-- BEGIN --
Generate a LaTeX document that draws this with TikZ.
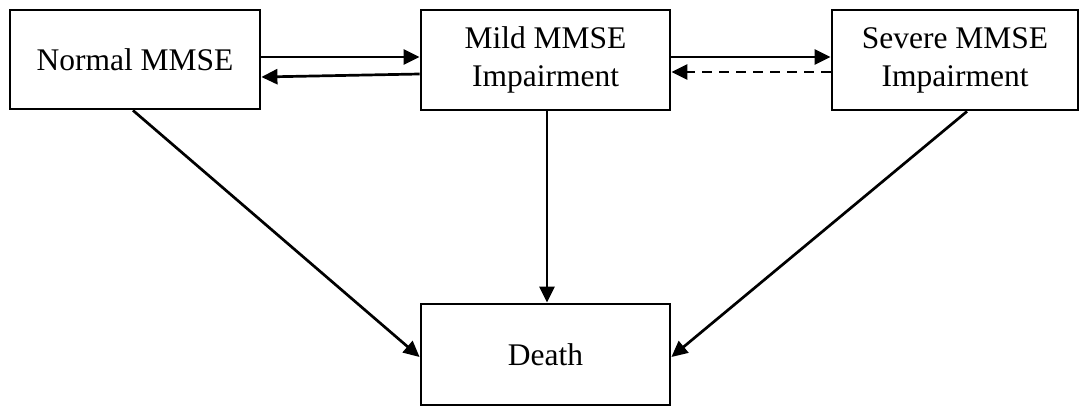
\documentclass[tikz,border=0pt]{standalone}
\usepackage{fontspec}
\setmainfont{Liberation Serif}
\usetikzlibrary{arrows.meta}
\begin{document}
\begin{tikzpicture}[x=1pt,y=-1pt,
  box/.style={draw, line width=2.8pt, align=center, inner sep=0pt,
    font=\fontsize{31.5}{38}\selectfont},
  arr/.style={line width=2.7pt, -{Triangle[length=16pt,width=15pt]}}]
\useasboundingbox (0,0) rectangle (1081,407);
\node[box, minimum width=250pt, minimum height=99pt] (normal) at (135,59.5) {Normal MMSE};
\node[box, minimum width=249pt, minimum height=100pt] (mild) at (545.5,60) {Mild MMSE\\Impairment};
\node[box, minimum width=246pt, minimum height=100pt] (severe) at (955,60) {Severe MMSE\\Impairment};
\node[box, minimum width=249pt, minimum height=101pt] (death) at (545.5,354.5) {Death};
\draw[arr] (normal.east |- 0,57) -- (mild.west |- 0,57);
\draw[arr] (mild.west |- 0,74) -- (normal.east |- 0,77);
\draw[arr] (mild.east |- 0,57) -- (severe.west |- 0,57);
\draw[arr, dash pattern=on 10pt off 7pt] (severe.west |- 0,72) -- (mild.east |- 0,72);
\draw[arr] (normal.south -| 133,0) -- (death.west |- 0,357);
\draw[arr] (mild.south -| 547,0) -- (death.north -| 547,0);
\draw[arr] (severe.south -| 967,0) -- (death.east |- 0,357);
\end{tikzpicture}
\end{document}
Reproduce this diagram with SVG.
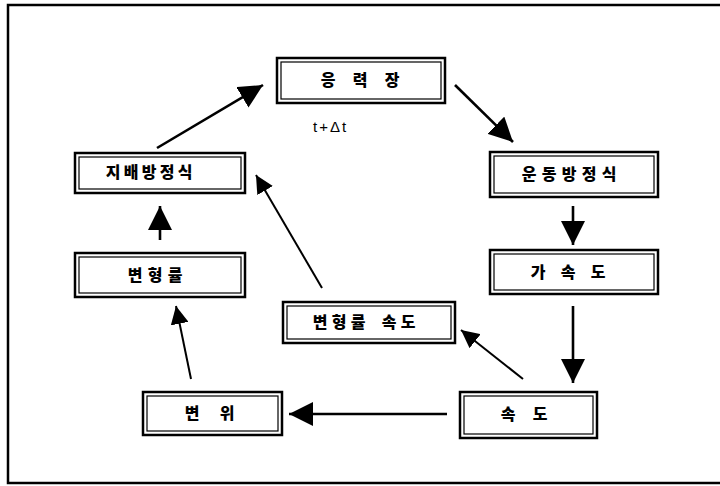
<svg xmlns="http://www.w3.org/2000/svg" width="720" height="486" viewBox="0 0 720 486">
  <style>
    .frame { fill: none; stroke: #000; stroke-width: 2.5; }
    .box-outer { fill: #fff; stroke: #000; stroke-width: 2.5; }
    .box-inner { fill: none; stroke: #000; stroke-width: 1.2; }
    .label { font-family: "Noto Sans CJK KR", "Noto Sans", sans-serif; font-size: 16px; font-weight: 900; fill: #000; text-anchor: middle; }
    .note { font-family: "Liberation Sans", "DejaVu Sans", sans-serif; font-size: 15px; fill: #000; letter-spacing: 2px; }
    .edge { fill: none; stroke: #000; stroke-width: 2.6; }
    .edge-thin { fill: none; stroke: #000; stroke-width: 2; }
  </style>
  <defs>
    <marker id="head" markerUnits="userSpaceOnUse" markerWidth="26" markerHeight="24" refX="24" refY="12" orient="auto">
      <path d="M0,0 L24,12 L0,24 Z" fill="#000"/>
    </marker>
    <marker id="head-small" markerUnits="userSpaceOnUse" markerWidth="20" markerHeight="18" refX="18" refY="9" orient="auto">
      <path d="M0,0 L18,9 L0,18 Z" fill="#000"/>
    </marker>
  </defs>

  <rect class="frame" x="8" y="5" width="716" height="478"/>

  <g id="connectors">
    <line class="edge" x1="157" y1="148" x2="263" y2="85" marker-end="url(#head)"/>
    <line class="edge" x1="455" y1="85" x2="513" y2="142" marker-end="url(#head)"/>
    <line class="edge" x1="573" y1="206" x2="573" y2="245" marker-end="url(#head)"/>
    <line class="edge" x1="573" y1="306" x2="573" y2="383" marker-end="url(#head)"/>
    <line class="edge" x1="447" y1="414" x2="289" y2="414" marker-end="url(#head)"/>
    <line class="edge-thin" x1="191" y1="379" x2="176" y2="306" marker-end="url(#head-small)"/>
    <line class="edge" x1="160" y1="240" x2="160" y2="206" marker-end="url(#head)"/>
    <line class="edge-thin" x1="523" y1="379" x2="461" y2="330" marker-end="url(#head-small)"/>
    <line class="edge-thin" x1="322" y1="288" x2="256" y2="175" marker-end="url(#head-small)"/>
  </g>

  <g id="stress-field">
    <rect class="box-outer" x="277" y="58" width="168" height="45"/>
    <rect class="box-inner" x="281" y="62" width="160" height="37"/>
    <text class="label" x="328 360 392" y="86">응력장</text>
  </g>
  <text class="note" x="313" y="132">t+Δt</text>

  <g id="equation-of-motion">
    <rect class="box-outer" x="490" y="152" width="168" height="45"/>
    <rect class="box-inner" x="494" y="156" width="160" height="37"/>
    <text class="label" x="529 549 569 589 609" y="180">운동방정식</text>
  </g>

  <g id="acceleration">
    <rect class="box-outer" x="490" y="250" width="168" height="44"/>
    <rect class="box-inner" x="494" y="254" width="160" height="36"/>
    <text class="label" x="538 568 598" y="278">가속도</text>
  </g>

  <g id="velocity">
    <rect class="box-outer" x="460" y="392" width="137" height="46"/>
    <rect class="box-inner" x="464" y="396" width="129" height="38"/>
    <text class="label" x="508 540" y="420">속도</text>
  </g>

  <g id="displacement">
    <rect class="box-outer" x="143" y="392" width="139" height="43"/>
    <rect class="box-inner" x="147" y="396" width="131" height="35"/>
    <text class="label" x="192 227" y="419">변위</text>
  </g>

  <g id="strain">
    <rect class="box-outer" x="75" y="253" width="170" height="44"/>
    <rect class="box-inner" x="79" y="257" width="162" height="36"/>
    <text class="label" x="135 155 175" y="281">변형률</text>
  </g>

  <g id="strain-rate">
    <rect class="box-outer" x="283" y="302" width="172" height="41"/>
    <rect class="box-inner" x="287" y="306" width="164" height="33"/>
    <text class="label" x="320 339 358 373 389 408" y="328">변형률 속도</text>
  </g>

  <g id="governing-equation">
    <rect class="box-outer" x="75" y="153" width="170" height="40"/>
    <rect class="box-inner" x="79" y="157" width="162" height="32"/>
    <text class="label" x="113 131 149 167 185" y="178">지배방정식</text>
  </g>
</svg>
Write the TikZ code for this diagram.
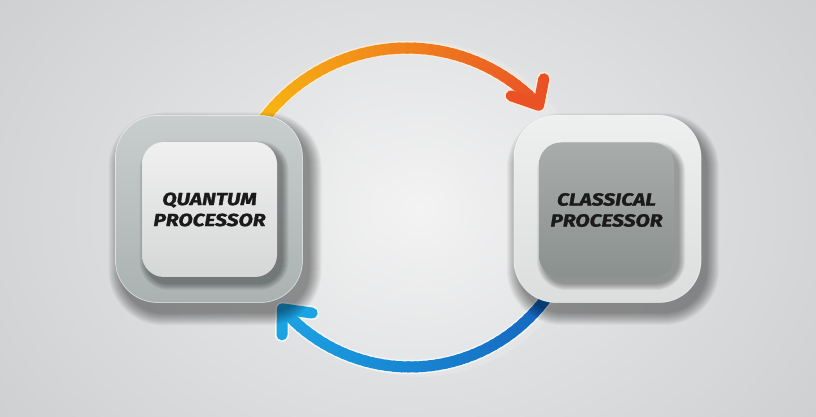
-- END --
(Challenge) Reply with the number of lines in the preceding entries that contain "diagram", and no other words.

(The solution) 2